• [WHAT YOU HAVE TO DO]: Exactly reproduce the entries, dropping any pictures from your copy.

-- begin --

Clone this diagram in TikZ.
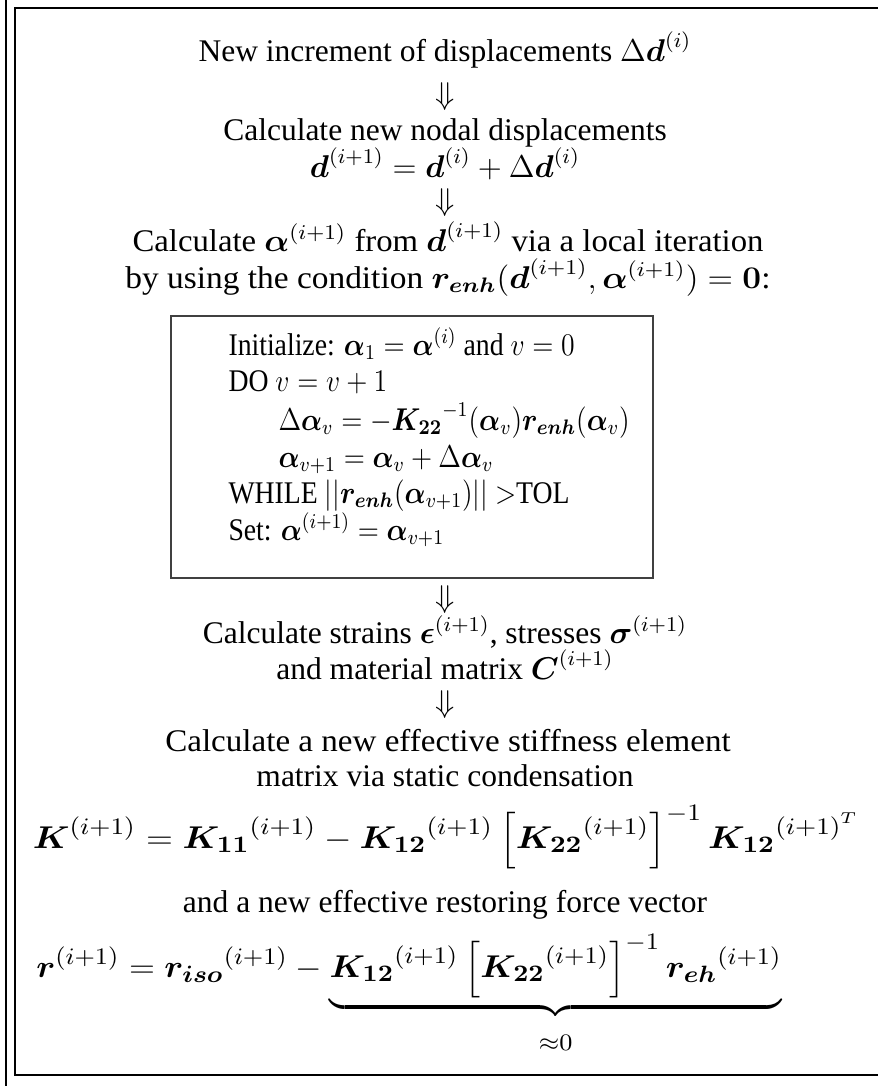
\documentclass[tikz,border=0pt]{standalone}
\usepackage{amsmath}
\usepackage{graphicx}
\usepackage[no-math]{fontspec}
\setmainfont{Liberation Serif}
\newcommand{\bsy}[1]{\boldsymbol{#1}}
\begin{document}
\begin{tikzpicture}[x=0.38095pt,y=-0.38095pt,
  txt/.style={anchor=base, inner sep=0pt, font=\fontsize{12}{14.5}\selectfont},
  eqn/.style={anchor=base, inner sep=0pt, font=\fontsize{12.5}{15}\selectfont},
  ltxt/.style={anchor=base west, inner sep=0pt, font=\fontsize{12}{14.5}\selectfont},
  arr/.style={anchor=center, inner sep=0pt, font=\fontsize{12}{14.5}\selectfont},
  frame/.style={draw=black, line width=0.5pt},
  loopbox/.style={draw=black!75, line width=0.45pt}]
\useasboundingbox (0,0) rectangle (877,1086);
% frames
\draw[frame] (6,0) -- (6,1086);
\draw[frame] (880,8) -- (15,8) -- (15,1075) -- (880,1075);
% main flow
\node[txt] (t1) at (445,61) {New increment of displacements $\Delta\bsy{d}^{(i)}$};
\node[arr] (a1) at (445,97) {$\Downarrow$};
\node[txt] (t2) at (445,140) {Calculate new nodal displacements};
\node[txt] (t3) at (445,177) {$\bsy{d}^{(i+1)} = \bsy{d}^{(i)} + \Delta\bsy{d}^{(i)}$};
\node[arr] (a2) at (445,203) {$\Downarrow$};
\node[txt] (t4) at (448,251) {\scalebox{1.04}[1]{Calculate $\bsy{\alpha}^{(i+1)}$ from $\bsy{d}^{(i+1)}$ via a local iteration}};
\node[txt] (t5) at (448,288) {\scalebox{1.06}[1]{by using the condition $\bsy{r_{enh}}(\bsy{d}^{(i+1)},\bsy{\alpha}^{(i+1)}) = \mathbf{0}$:}};
% local iteration box
\draw[loopbox] (171,316) rectangle (653,578);
\node[ltxt] (b1) at (228,355) {\scalebox{0.88}[1]{Initialize: $\bsy{\alpha}_1 = \bsy{\alpha}^{(i)}$ and $v=0$}};
\node[ltxt] (b2) at (228,391) {\scalebox{0.88}[1]{DO $v=v+1$}};
\node[ltxt] (b3) at (278,430) {\scalebox{0.88}[1]{$\Delta\bsy{\alpha}_v = -\bsy{K_{22}}^{-1}(\bsy{\alpha}_v)\bsy{r_{enh}}(\bsy{\alpha}_v)$}};
\node[ltxt] (b4) at (278,467) {\scalebox{0.88}[1]{$\bsy{\alpha}_{v+1} = \bsy{\alpha}_v + \Delta\bsy{\alpha}_v$}};
\node[ltxt] (b5) at (228,503) {\scalebox{0.88}[1]{WHILE $||\bsy{r_{enh}}(\bsy{\alpha}_{v+1})||$ $>$TOL}};
\node[ltxt] (b6) at (228,540) {\scalebox{0.88}[1]{Set: $\bsy{\alpha}^{(i+1)} = \bsy{\alpha}_{v+1}$}};
% continued flow
\node[arr] (a3) at (445,600) {$\Downarrow$};
\node[txt] (t6) at (445,643) {Calculate strains $\bsy{\epsilon}^{(i+1)}$, stresses $\bsy{\sigma}^{(i+1)}$};
\node[txt] (t7) at (445,679) {and material matrix $\bsy{C}^{(i+1)}$};
\node[arr] (a4) at (445,705) {$\Downarrow$};
\node[txt] (t8) at (448,751) {\scalebox{1.05}[1]{Calculate a new effective stiffness element}};
\node[txt] (t9) at (445,786) {matrix via static condensation};
\node[eqn] (t10) at (446,848) {\scalebox{1.12}[1]{$\displaystyle \bsy{K}^{(i+1)} = \bsy{K_{11}}^{(i+1)} - \bsy{K_{12}}^{(i+1)}\left[\bsy{K_{22}}^{(i+1)}\right]^{-1}\bsy{K_{12}}^{{(i+1)}^T}$}};
\node[txt] (t11) at (445,912) {and a new effective restoring force vector};
\node[eqn] (t12) at (409,977) {\scalebox{1.08}[1]{$\displaystyle \bsy{r}^{(i+1)} = \bsy{r_{iso}}^{(i+1)} - \underbrace{\bsy{K_{12}}^{(i+1)}\left[\bsy{K_{22}}^{(i+1)}\right]^{-1}\bsy{r_{eh}}^{(i+1)}}_{\rule{0pt}{1.9ex}\approx 0}$}};
\end{tikzpicture}
\end{document}
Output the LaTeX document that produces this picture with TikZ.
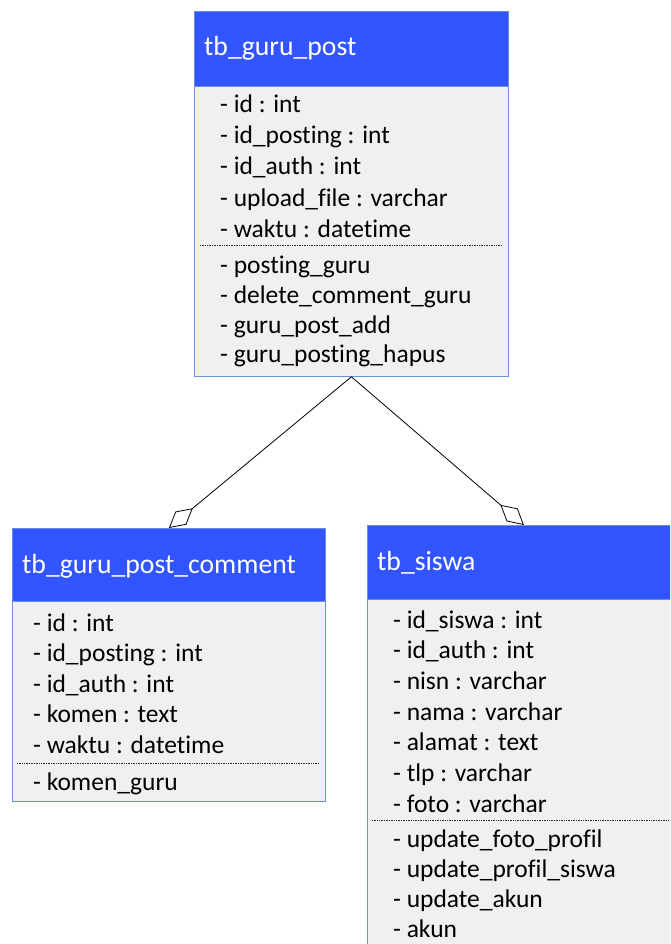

-- end --

• [THE RESULT]:
Clone this diagram in TikZ.
\documentclass[tikz,border=0pt]{standalone}
\usepackage{amsmath}
\usepackage{graphicx}
\usepackage[no-math]{fontspec}
\setmainfont{Liberation Serif}
\newcommand{\bsy}[1]{\boldsymbol{#1}}
\begin{document}
\begin{tikzpicture}[x=0.38095pt,y=-0.38095pt,
  txt/.style={anchor=base, inner sep=0pt, font=\fontsize{12}{14.5}\selectfont},
  eqn/.style={anchor=base, inner sep=0pt, font=\fontsize{12.5}{15}\selectfont},
  ltxt/.style={anchor=base west, inner sep=0pt, font=\fontsize{12}{14.5}\selectfont},
  arr/.style={anchor=center, inner sep=0pt, font=\fontsize{12}{14.5}\selectfont},
  frame/.style={draw=black, line width=0.5pt},
  loopbox/.style={draw=black!75, line width=0.45pt}]
\useasboundingbox (0,0) rectangle (877,1086);
% frames
\draw[frame] (6,0) -- (6,1086);
\draw[frame] (880,8) -- (15,8) -- (15,1075) -- (880,1075);
% main flow
\node[txt] (t1) at (445,61) {New increment of displacements $\Delta\bsy{d}^{(i)}$};
\node[arr] (a1) at (445,97) {$\Downarrow$};
\node[txt] (t2) at (445,140) {Calculate new nodal displacements};
\node[txt] (t3) at (445,177) {$\bsy{d}^{(i+1)} = \bsy{d}^{(i)} + \Delta\bsy{d}^{(i)}$};
\node[arr] (a2) at (445,203) {$\Downarrow$};
\node[txt] (t4) at (448,251) {\scalebox{1.04}[1]{Calculate $\bsy{\alpha}^{(i+1)}$ from $\bsy{d}^{(i+1)}$ via a local iteration}};
\node[txt] (t5) at (448,288) {\scalebox{1.06}[1]{by using the condition $\bsy{r_{enh}}(\bsy{d}^{(i+1)},\bsy{\alpha}^{(i+1)}) = \mathbf{0}$:}};
% local iteration box
\draw[loopbox] (171,316) rectangle (653,578);
\node[ltxt] (b1) at (228,355) {\scalebox{0.88}[1]{Initialize: $\bsy{\alpha}_1 = \bsy{\alpha}^{(i)}$ and $v=0$}};
\node[ltxt] (b2) at (228,391) {\scalebox{0.88}[1]{DO $v=v+1$}};
\node[ltxt] (b3) at (278,430) {\scalebox{0.88}[1]{$\Delta\bsy{\alpha}_v = -\bsy{K_{22}}^{-1}(\bsy{\alpha}_v)\bsy{r_{enh}}(\bsy{\alpha}_v)$}};
\node[ltxt] (b4) at (278,467) {\scalebox{0.88}[1]{$\bsy{\alpha}_{v+1} = \bsy{\alpha}_v + \Delta\bsy{\alpha}_v$}};
\node[ltxt] (b5) at (228,503) {\scalebox{0.88}[1]{WHILE $||\bsy{r_{enh}}(\bsy{\alpha}_{v+1})||$ $>$TOL}};
\node[ltxt] (b6) at (228,540) {\scalebox{0.88}[1]{Set: $\bsy{\alpha}^{(i+1)} = \bsy{\alpha}_{v+1}$}};
% continued flow
\node[arr] (a3) at (445,600) {$\Downarrow$};
\node[txt] (t6) at (445,643) {Calculate strains $\bsy{\epsilon}^{(i+1)}$, stresses $\bsy{\sigma}^{(i+1)}$};
\node[txt] (t7) at (445,679) {and material matrix $\bsy{C}^{(i+1)}$};
\node[arr] (a4) at (445,705) {$\Downarrow$};
\node[txt] (t8) at (448,751) {\scalebox{1.05}[1]{Calculate a new effective stiffness element}};
\node[txt] (t9) at (445,786) {matrix via static condensation};
\node[eqn] (t10) at (446,848) {\scalebox{1.12}[1]{$\displaystyle \bsy{K}^{(i+1)} = \bsy{K_{11}}^{(i+1)} - \bsy{K_{12}}^{(i+1)}\left[\bsy{K_{22}}^{(i+1)}\right]^{-1}\bsy{K_{12}}^{{(i+1)}^T}$}};
\node[txt] (t11) at (445,912) {and a new effective restoring force vector};
\node[eqn] (t12) at (409,977) {\scalebox{1.08}[1]{$\displaystyle \bsy{r}^{(i+1)} = \bsy{r_{iso}}^{(i+1)} - \underbrace{\bsy{K_{12}}^{(i+1)}\left[\bsy{K_{22}}^{(i+1)}\right]^{-1}\bsy{r_{eh}}^{(i+1)}}_{\rule{0pt}{1.9ex}\approx 0}$}};
\end{tikzpicture}
\end{document}
Output the LaTeX document that produces this picture with TikZ.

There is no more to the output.